Padahal, bukankah jalur KA Puruk Cahu-Balikpapan lebih menguntungkan dibanding Puruk Cahu-Bangkuang. Sebab, jelas-jelas melewati banyak tambang batu bara, mulai dari tambang di Muara Tuhup, Dilang Puti, hingga Kota Bangun.

Patut diingatkan kembali bahwa pembangunan infrastruktur sangat mahal. Mestinya tiada lagi ruang bagi ego daerah. Pemerintah pusat layak menjadi dirigen agar pembangunan infrastruktur seirama dan tersistem antardaerah karena sudah berulang kali pembangunan infrastruktur di negeri ini saling memangsa.

Matinya angkutan sungai

Contoh terkonkret adalah pembukaan jalan di Kalimantan yang menyingkirkan angkutan sungai karena kegiatan penumpang dan barang beralih ke darat. Di rute Banjarmasin-Palangkaraya, misalnya, trans-Kalimantan mematikan angkutan kapal.

Maka, ketika ruas jalan itu terputus karena banjir di ujung jembatan layang Tumbang Nusa di Kabupaten Pulang Pisau, Kalteng, pasokan barang kebutuhan pokok menjadi terhambat lalu memicu lonjakan inflasi. Itu tak perlu terjadi bila angkutan sungai tetap hidup.

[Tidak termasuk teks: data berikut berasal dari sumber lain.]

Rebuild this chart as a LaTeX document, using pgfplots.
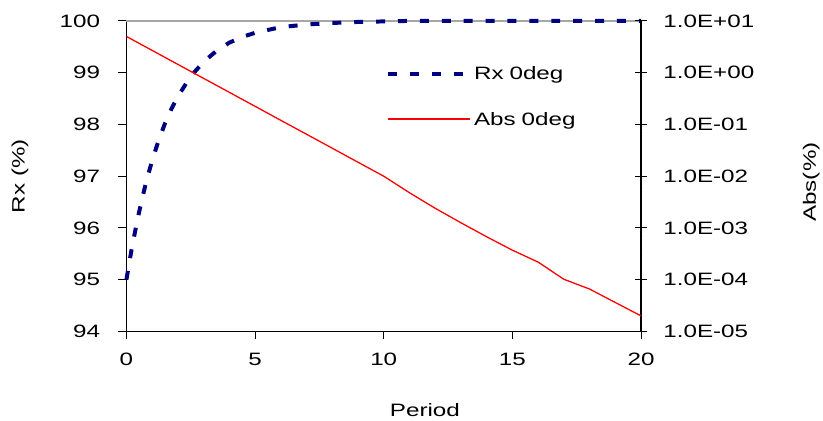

Di Muara Wahau, Kutai Timur, Kaltim, kematian angkutan sungai juga mulai terasa akibat dibangun jalan dari Samarinda ke Muara Wahau. "Kini hanya ada satu kapal ke Muara Wahau, dua kali seminggu," kata Mirin, Kepala Dermaga Mahakam Ulu. Dulu, sebelum jalan itu dibangun, tiap hari dua kapal berlayar dari Samarinda.

Tak hanya dilibas jalan, angkutan sungai juga dilemahkan dengan penyusutan debit air sungai akibat rusaknya ekologi di hulu sungai. Saat kemarau, surutnya air sungai mengandaskan perahu, sebaliknya menyulitkan pengendalian perahu ketika hujan lebat.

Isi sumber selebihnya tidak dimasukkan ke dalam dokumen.